Abstract
Edward Said observed in Orientalism that the United States inherited the imperial mantel of the French and British with the slow collapse of European empires after World War II and into the Cold War, when American capitalism pursued increasingly global encounters with Communism. At Bandung in 1955, Afro-Asian peoples came together in solidarity and non-alignment, creating the Afro-Asian Writers Association (AAWA). From 1955, the official languages of the Afro-Asian movement were English, French and Arabic, capitalizing on the expansive linguistic geographies of empires past and passing. Inspired by Marx and Mao, and, by the 1960s, funded by the Soviets, the AAWA sought to tap imperial French and British literary networks, and those that subtended Islamic statecraft, and use them “in the struggle … against imperial oppression and foreign rule.”

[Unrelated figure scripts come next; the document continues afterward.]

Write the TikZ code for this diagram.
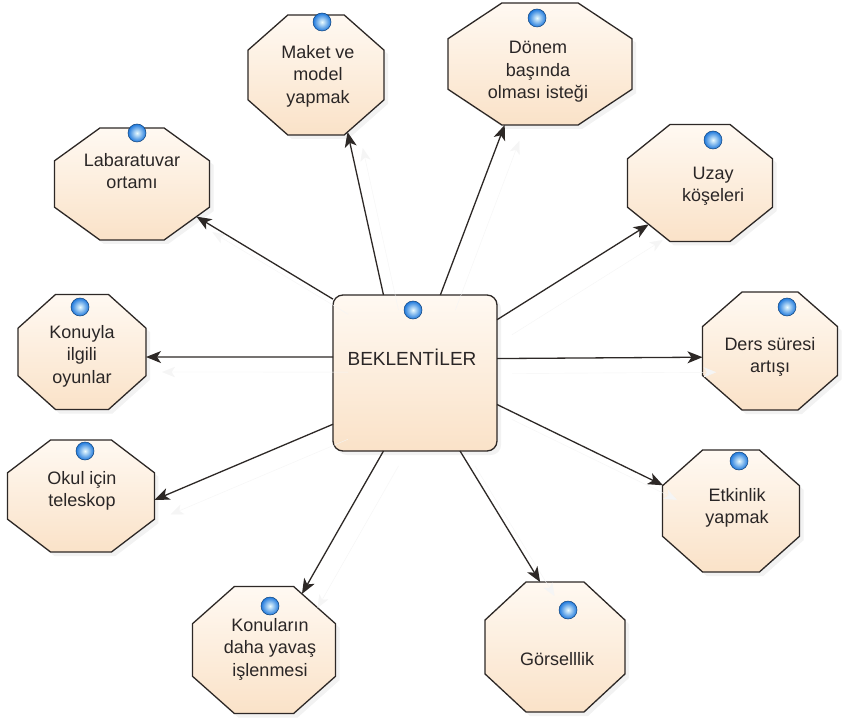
\documentclass[tikz,border=0pt]{standalone}
\usepackage{fontspec}
\setmainfont{Liberation Sans}
\usetikzlibrary{shapes.geometric,arrows.meta,shadows}

\definecolor{peachA}{RGB}{255,249,242}
\definecolor{peachB}{RGB}{250,226,200}
\definecolor{edge}{RGB}{45,40,38}
\definecolor{inkc}{RGB}{42,38,38}
\definecolor{bubA}{RGB}{235,252,255}
\definecolor{bubB}{RGB}{30,120,220}

% octagon across-flats width for minimum size 100pt: 92.388pt
\tikzset{
  box/.style={draw=edge, line width=1.3pt, top color=peachA, bottom color=peachB,
    inner sep=0pt, outer sep=0pt,
    drop shadow={shadow xshift=4pt, shadow yshift=-4pt, opacity=0.10}},
  oct/.style n args={2}{box, regular polygon, regular polygon sides=8,
    minimum size=100pt, transform shape,
    xscale=#1/92.388, yscale=#2/92.388},
  hub/.style={box, rectangle, rounded corners=10pt, minimum width=164pt, minimum height=156pt},
  lbl/.style={align=center, text=inkc, inner sep=0pt, font=\fontsize{18}{22.5}\selectfont},
  bub/.style={circle, minimum size=18pt, inner sep=0pt, draw=bubB!55!black, line width=0.5pt,
    inner color=bubA, outer color=bubB},
  arr/.style={line width=1.3pt, draw=edge, -{Stealth[length=15pt,width=12pt,inset=4pt]},
    preaction={draw=black!4, transform canvas={shift={(15pt,-15pt)}},
      -{Stealth[length=15pt,width=12pt,inset=4pt]}}},
}

\begin{document}
\begin{tikzpicture}[x=1pt,y=-1pt]
\useasboundingbox[fill=white] (0,0) rectangle (866,727);

% central node
\node[hub] (c) at (415,373) {};
\node[bub] (bc) at (413,310) {};
\node[lbl, font=\fontsize{19}{23}\selectfont] (tc) at (412,357) {BEKLENTİLER};

% surrounding octagons: {width}{height}
\node[oct={155}{112}] (o1) at (132,184) {};
\node[oct={136}{120}] (o2) at (316,75) {};
\node[oct={184}{122}] (o3) at (540,64) {};
\node[oct={145}{117}] (o4) at (700,183) {};
\node[oct={128}{115}] (o5) at (82,352) {};
\node[oct={135}{118}] (o6) at (770,351) {};
\node[oct={147}{112}] (o7) at (81,496) {};
\node[oct={137}{122}] (o8) at (731,511) {};
\node[oct={143}{127}] (o9) at (264,650) {};
\node[oct={140}{130}] (o10) at (555,647) {};

% marker bubbles
\node[bub] (b1) at (137,133) {};
\node[bub] (b2) at (322,22) {};
\node[bub] (b3) at (537,18) {};
\node[bub] (b4) at (713,140) {};
\node[bub] (b5) at (80,307) {};
\node[bub] (b6) at (787,307) {};
\node[bub] (b7) at (85,451) {};
\node[bub] (b8) at (739,461) {};
\node[bub] (b9) at (270,606) {};
\node[bub] (b10) at (568,610) {};

% labels
\node[lbl] (t1) at (132,171) {Labaratuvar\\ortamı};
\node[lbl] (t2) at (318,76) {Maket ve\\model\\yapmak};
\node[lbl] (t3) at (538,72) {Dönem\\başında\\olması isteği};
\node[lbl] (t4) at (713,186) {Uzay\\köşeleri};
\node[lbl] (t5) at (82,356) {Konuyla\\ilgili\\oyunlar};
\node[lbl] (t6) at (770,357) {Ders süresi\\artışı};
\node[lbl] (t7) at (82,491) {Okul için\\teleskop};
\node[lbl] (t8) at (737,508) {Etkinlik\\yapmak};
\node[lbl] (t9) at (270,649) {Konuların\\daha yavaş\\işlenmesi};
\node[lbl] (t10) at (557,659) {Görselllik};

% connectors
\draw[arr] (c.138) -- (o1.-35.8);
\draw[arr] (c.112) -- (o2.-64.8);
\draw[arr] (c.72) -- (o3.249.4);
\draw[arr] (c.33) -- (o4.225.4);
\draw[arr] (c.10.4) -- (o6.186.8);
\draw[arr] (c.169.6) -- (o5.-5.9);
\draw[arr] (c.212) -- (o7.-4.1);
\draw[arr] (c.-21) -- (o8.157.7);
\draw[arr] (c.-60) -- (o10.102.7);
\draw[arr] (c.-112) -- (o9.59.9);
\end{tikzpicture}
\end{document}
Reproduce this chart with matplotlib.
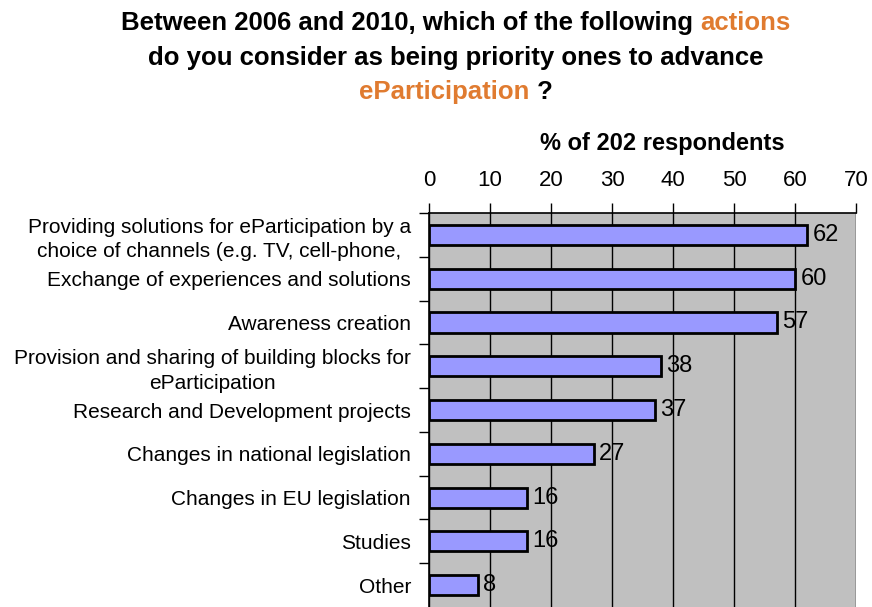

In 1968, their journal, Afro-Asian Writings (later renamed Lotus) published its first issue, appending a small-print section, set off on light pink paper in the Arabic edition, containing documents and reports of the AAWA meetings and resolutions. We read of the 1967 conference held in Beirut, where the “new imperial infiltration of culture” by the United States Central Intelligence Agency’s covertly founded and funded Congress for Cultural Freedom was at the center of a discussion of “resistance” – in the Arabic edition, muqawamah -- of “imperialist cultural activities.” The AAWA’s work is elaborated in a report on the earlier Cairo and Tashkent meetings in language distinctively embroidered with that of Marx and Engels’ Communist Manifesto, such that Afro-Asian Writings offers the Manifesto’s vision of world literature – “intellectual creations of individual nations become common property ... and from the numerous national and local literatures, there arises a world literature” – a riposte from what became with Bandung “the third world.” The Manifesto’s “remotest zones,” sources of raw material and markets for industrial products, cite Marx and Engels as they plot to distribute Afro-Asian Writings “not only to the Afro-Asian countries, but all over the world,” so that they might be, as Marx and Engels have it, “consumed, not only at home, but in every quarter of the globe.” The paper ends by considering how this reading of the AAWA’s conception of literature redounds on Ghassan Kanafani’s “Resistance Literature in Occupied Palestine” (an essay version of his book Adab al-muqawamah fi Filastin al-muhtallah) published in Afro-Asian Writings’ widely disseminated second issue.